### What this task involves
Leaving out every picture, copy the lines of the data exactly, from the first through the line containing "const firstHourValue = 9300;".

### Raw data
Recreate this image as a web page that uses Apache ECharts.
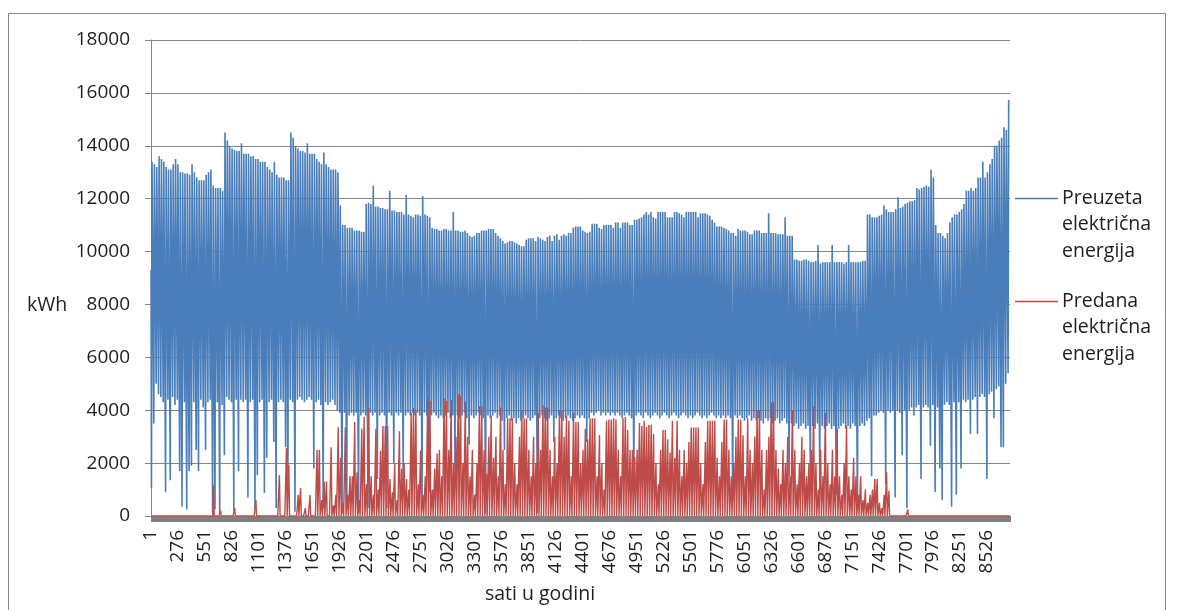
<!DOCTYPE html>
<html>
<head>
<meta charset="utf-8">
<title>Preuzeta i predana električna energija</title>
<script src="https://cdn.jsdelivr.net/npm/echarts@6/dist/echarts.min.js"></script>
<style>
  html, body { margin: 0; padding: 0; background: #ffffff; }
  #chart { width: 1180px; height: 610px; }
</style>
</head>
<body>
<div id="chart"></div>
<script>
// Hourly chart of a year (8760 h): energy taken from and delivered to the grid.
const HOURS_IN_YEAR = 8760;
const hourLabels = Array.from({ length: HOURS_IN_YEAR }, (_, i) => String(i + 1));

const seriesNames = ['Preuzeta\nelektrična\nenergija', 'Predana\nelektrična\nenergija'];
const yMin = 0, yMax = 18000, yStep = 2000;

// Value at the very first hour of the year (kWh).
const firstHourValue = 9300;

// Preuzeta: daytime peak of each day (kWh), one row per week.
const preuzetaPeak = [
  13400,13300,13200,13600,13500,13400,13200,
  13100,13100,13300,13500,13300,13000,13000,
  12950,12950,12900,13300,13000,12800,12700,
  12700,12700,12900,13000,13100,12500,12400,
  12400,12400,12300,14500,14200,14000,13900,
  13850,13800,13800,14100,13700,13700,13700,
  13600,13600,13500,13500,13400,13400,13400,
  13200,13100,13000,13400,12900,12800,12800,
  12800,12700,12700,14500,14300,14000,13900,
  13800,13800,13750,14100,13700,13700,13700,
  13500,13400,13300,13750,13300,13200,13100,
  13100,13100,13000,11750,11000,11000,10900,
  10900,10900,10800,10800,10800,10750,10750,
  11800,11850,11800,12500,11700,11700,11650,
  11650,11600,11600,12300,11550,11550,11500,
  11500,11500,11400,12150,11400,11350,11300,
  11400,11400,11350,12100,11400,11350,11300,
  10900,10850,10850,10800,10800,10850,10850,
  10800,10800,11500,10800,10800,10750,10750,
  10800,10700,10600,10550,10600,10700,10700,
  10800,10800,10800,10850,10850,10850,10700,
  10600,10500,10400,10300,10350,10400,10400,
  10350,10300,10250,10200,10200,10450,10500,
  10500,10500,10400,10550,10500,10450,10400,
  10550,10600,10400,10600,10650,10450,10600,
  10650,10600,10700,10700,10900,10950,10950,
  10950,10800,10750,10700,10750,11050,11050,
  11050,10900,10850,11000,11000,11000,11000,
  10900,11100,11100,10900,11100,11100,11100,
  11000,11000,11200,11200,11250,11300,11400,
  11500,11400,11500,11300,11250,11500,11500,
  11500,11500,11300,11300,11300,11500,11500,
  11450,11400,11300,11500,11500,11500,11500,
  11500,11300,11450,11450,11450,11400,11350,
  11200,11100,10950,10950,10950,10900,10850,
  10800,10700,10700,10600,10850,10800,10800,
  10800,10750,10650,10650,10800,10800,10800,
  10700,10700,10700,11450,10700,10700,10700,
  10650,10650,10650,11300,10600,10600,10600,
  9700,9700,9650,9650,9700,9700,9650,
  9600,9600,9650,10250,9550,9600,9600,
  9600,9600,10250,9600,9600,9600,9600,
  9550,9600,10250,9600,9600,9600,9600,
  9600,9650,9650,11400,11400,11300,11300,
  11300,11350,11400,11750,11600,11500,11500,
  11500,11600,12050,11650,11700,11800,11850,
  11900,11900,11950,12400,12350,12400,12450,
  12500,12450,13100,12800,11000,10700,10700,
  10600,10500,10700,11100,11300,11400,11400,
  11500,11600,11800,12300,12300,12400,12300,
  12400,12800,12800,13400,12800,13000,13300,
  13500,14000,14000,14200,14300,14700,14600,
  15700
];

// Preuzeta: night-time low of each day (kWh), one row per week.
const preuzetaLow = [
  1050,3500,5000,4600,4500,4300,900,
  4400,1350,4500,4200,4400,1700,350,
  4300,250,1700,1900,4300,2500,1700,
  4400,4100,2500,4300,4400,100,250,
  4300,100,4200,2300,4500,4400,4300,
  230,4400,1700,4400,4300,4400,700,
  4300,4400,350,1550,4300,4400,870,
  2200,4300,4400,2800,300,4300,4400,
  4300,2600,1200,4400,4300,160,4400,
  4500,4400,4300,4400,4500,4400,1800,
  4300,4400,4200,300,4300,4200,4300,
  4400,4200,4000,3900,100,3900,300,
  3800,3900,3800,3900,100,3800,3900,
  3800,300,3900,3800,3900,1400,3800,
  3900,3800,300,3900,3800,2000,3900,
  3800,3900,1300,3800,3900,3800,3900,
  3800,3900,3800,700,3900,3800,900,
  3800,3900,3800,3700,3800,3700,3800,
  3900,3700,3800,1800,3800,3700,3800,
  3900,3700,2700,3800,3700,3800,3900,
  3800,3700,100,3800,3700,3800,3900,
  3700,3800,3600,2500,3700,3800,3600,
  3700,3500,3700,3600,3700,3800,3700,
  3600,3700,3800,100,3700,3800,3700,
  3600,3700,3800,2800,3700,3800,3700,
  3600,3700,3800,3700,3600,3700,3800,
  3700,3800,3700,2800,3700,3900,3800,
  3900,4000,3800,3900,3800,3900,3800,
  3900,3800,3900,3800,3700,3800,3900,
  3800,3700,1100,3800,3900,3800,3700,
  3900,3800,3700,3800,3900,3800,3700,
  3800,3900,3800,3700,3800,3900,3800,
  3700,3800,3900,3800,3700,3800,3700,
  3800,3900,3800,3700,3800,3700,3800,
  3900,3800,3700,3800,3700,3800,3700,
  3800,3700,600,3800,3700,3800,3700,
  3600,3700,3800,3600,3700,3600,3700,
  3600,3500,3700,3600,3700,3500,3600,
  3700,3500,3600,3700,3500,1500,3500,
  3400,3500,3300,3400,3500,3300,3400,
  1300,3400,3300,3500,1300,3400,3300,
  3400,3500,3300,3400,800,3300,3400,
  3500,3300,3400,3300,3500,3400,300,
  3400,3500,3400,3600,3700,1500,3800,
  3800,3900,4000,3900,1200,4000,3900,
  4000,700,4000,3900,2300,4000,300,
  4000,4100,3800,4100,4200,1400,4100,
  4200,4100,2650,4200,900,4100,1800,
  600,4200,4300,4200,350,4300,800,
  4300,1800,4400,4300,4400,3100,4400,
  4500,3100,4500,4600,4500,1400,4600,
  4700,3700,4800,4900,2600,2600,5000,
  5400
];

// Predana: midday peak of each day (kWh), one row per week.
const predanaPeak = [
  0,0,0,0,0,0,0,
  0,0,0,0,0,0,0,
  0,0,0,0,0,0,0,
  0,0,0,0,0,1170,0,
  0,200,0,0,0,0,0,
  300,0,0,0,0,0,0,
  0,0,600,0,0,0,0,
  0,0,0,0,0,1550,0,
  0,2570,1930,0,0,0,790,
  1060,0,300,0,790,0,0,
  2500,2500,600,1300,1300,0,2600,
  400,800,3360,2200,500,3360,800,
  1500,1500,3550,1650,600,3300,3750,
  1200,4080,1500,800,3300,1000,2480,
  3400,3400,3400,1400,900,2000,600,
  3200,1800,2000,1400,1000,3900,4080,
  4000,1200,2480,800,1500,4500,4350,
  1000,1800,2370,2500,1500,4450,4350,
  2500,4400,2000,3000,4600,4550,2000,
  4330,3000,1500,2500,800,2000,4150,
  4150,2500,1600,3000,3800,2200,3000,
  1500,4100,2500,1200,3700,3700,3700,
  2000,1200,3000,4000,3700,3700,2500,
  1500,3000,2000,3900,2500,4200,4100,
  4100,2500,1500,3000,2000,4000,4000,
  3000,3800,3600,1500,3900,3550,3550,
  2000,2500,3300,2900,3700,3700,3700,
  1500,3060,2000,1000,3600,3650,3650,
  3700,3650,2500,1500,3700,3740,3250,
  2500,2500,2230,2500,3520,3400,3600,
  3370,3450,3450,3100,2000,1200,2500,
  3250,3250,2900,2400,3600,2200,3600,
  2500,1500,2500,2000,2800,3350,3350,
  3350,3350,2000,1200,2800,3600,3600,
  3600,3600,2200,1500,2800,3650,3650,
  2500,1500,2000,3000,3650,3650,3050,
  1500,3700,2500,2000,3000,4000,4000,
  2500,1000,2500,3000,4300,4300,2500,
  1800,1200,2500,2000,3000,1500,4000,
  2500,1200,2000,3000,2500,1500,2000,
  2500,4150,2000,1000,2500,1500,3900,
  2000,1200,2500,1500,3300,1500,800,
  2000,3400,1500,1000,2200,1500,800,
  1500,600,1000,500,800,1000,1400,
  1400,500,300,800,1650,950,0,
  0,0,0,0,0,0,250,
  0,0,0,0,0,0,0,
  0,0,0,0,0,0,0,
  0,0,0,0,0,0,0,
  0,0,0,0,0,0,0,
  0,0,0,0,0,0,0,
  0,0,0,0,0,0,0,
  0
];

const BLUE = '#4A7EBB';
const RED = '#BE4B48';
const GRID = '#868686';
const TEXT = '#1e1e1e';
const FONT = '"Open Sans", Lato, sans-serif';
const TICK_SIZE = 19;
const TITLE_SIZE = 19.5;

// Hour-of-day anchors for the daily load curve and the midday delivery.
const NIGHT_HOUR = 4, DAY_START = 10, DAY_END = 19;
const SUN_START = 6, SUN_PEAK = 13, SUN_END = 20;

const preuzetaData = [[0, firstHourValue]];
preuzetaPeak.forEach((peak, d) => {
  const h = d * 24;
  preuzetaData.push([h + NIGHT_HOUR, preuzetaLow[d]], [h + DAY_START, peak], [h + DAY_END, peak]);
});

const predanaData = [];
predanaPeak.forEach((peak, d) => {
  const h = d * 24;
  predanaData.push([h + SUN_START, 0], [h + SUN_PEAK, peak], [h + SUN_END, 0]);
});

const chart = echarts.init(document.getElementById('chart'), null, { renderer: 'canvas' });

const legendLine = (y, color) => ({
  type: 'line', silent: true,
  shape: { x1: 1015, y1: y, x2: 1058, y2: y },
  style: { stroke: color, lineWidth: 1.5 }
});
const legendText = (y, text) => ({
  type: 'text', silent: true, x: 1062, y: y - 13.25,
  style: { text, font: `${TITLE_SIZE}px ${FONT}`, lineHeight: 26.5, fill: TEXT, verticalAlign: 'top', align: 'left' }
});

chart.setOption({
  animation: false,
  backgroundColor: '#ffffff',
  textStyle: { fontFamily: FONT },
  grid: { left: 151, right: 170, top: 40, bottom: 94, containLabel: false },
  xAxis: {
    type: 'category',
    data: hourLabels,
    boundaryGap: true,
    axisLine: { show: true, lineStyle: { color: GRID, width: 1 } },
    axisTick: { show: true, interval: 0, length: 6, lineStyle: { color: '#808080', width: 1 } },
    axisLabel: {
      interval: 274, rotate: 90, margin: 14,
      fontFamily: FONT, fontSize: TICK_SIZE, color: TEXT
    },
    splitLine: { show: false }
  },
  yAxis: {
    type: 'value',
    min: yMin, max: yMax, interval: yStep,
    axisLine: { show: true, lineStyle: { color: GRID, width: 1 } },
    axisTick: { show: true, length: 6, lineStyle: { color: GRID } },
    axisLabel: { margin: 21, fontFamily: FONT, fontSize: TICK_SIZE, color: TEXT, formatter: v => String(v) },
    splitLine: { show: true, lineStyle: { color: GRID, width: 1 } }
  },
  series: [
    {
      name: seriesNames[0], type: 'line', data: preuzetaData,
      showSymbol: false, symbol: 'none', sampling: false, z: 2,
      lineStyle: { color: BLUE, width: 1.6 }, itemStyle: { color: BLUE }
    },
    {
      name: seriesNames[1], type: 'line', data: predanaData,
      showSymbol: false, symbol: 'none', sampling: false, z: 3,
      lineStyle: { color: RED, width: 1.4 }, itemStyle: { color: RED }
    }
  ],
  graphic: [
    { type: 'rect', silent: true, shape: { x: 8.5, y: 13.5, width: 1157, height: 640 },
      style: { fill: 'none', stroke: GRID, lineWidth: 1 } },
    legendLine(198.5, BLUE), legendText(198, seriesNames[0]),
    legendLine(301.5, RED), legendText(301, seriesNames[1]),
    { type: 'text', silent: true, x: 47, y: 305,
      style: { text: 'kWh', font: `${TITLE_SIZE}px ${FONT}`, fill: TEXT, align: 'center', verticalAlign: 'middle' } },
    { type: 'text', silent: true, x: 540, y: 594,
      style: { text: 'sati u godini', font: `${TITLE_SIZE}px ${FONT}`, fill: TEXT, align: 'center', verticalAlign: 'middle' } }
  ]
});
</script>
</body>
</html>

### Solution below
Recreate this image as a web page that uses Apache ECharts.
<!DOCTYPE html>
<html>
<head>
<meta charset="utf-8">
<title>Preuzeta i predana električna energija</title>
<script src="https://cdn.jsdelivr.net/npm/echarts@6/dist/echarts.min.js"></script>
<style>
  html, body { margin: 0; padding: 0; background: #ffffff; }
  #chart { width: 1180px; height: 610px; }
</style>
</head>
<body>
<div id="chart"></div>
<script>
// Hourly chart of a year (8760 h): energy taken from and delivered to the grid.
const HOURS_IN_YEAR = 8760;
const hourLabels = Array.from({ length: HOURS_IN_YEAR }, (_, i) => String(i + 1));

const seriesNames = ['Preuzeta\nelektrična\nenergija', 'Predana\nelektrična\nenergija'];
const yMin = 0, yMax = 18000, yStep = 2000;

// Value at the very first hour of the year (kWh).
const firstHourValue = 9300;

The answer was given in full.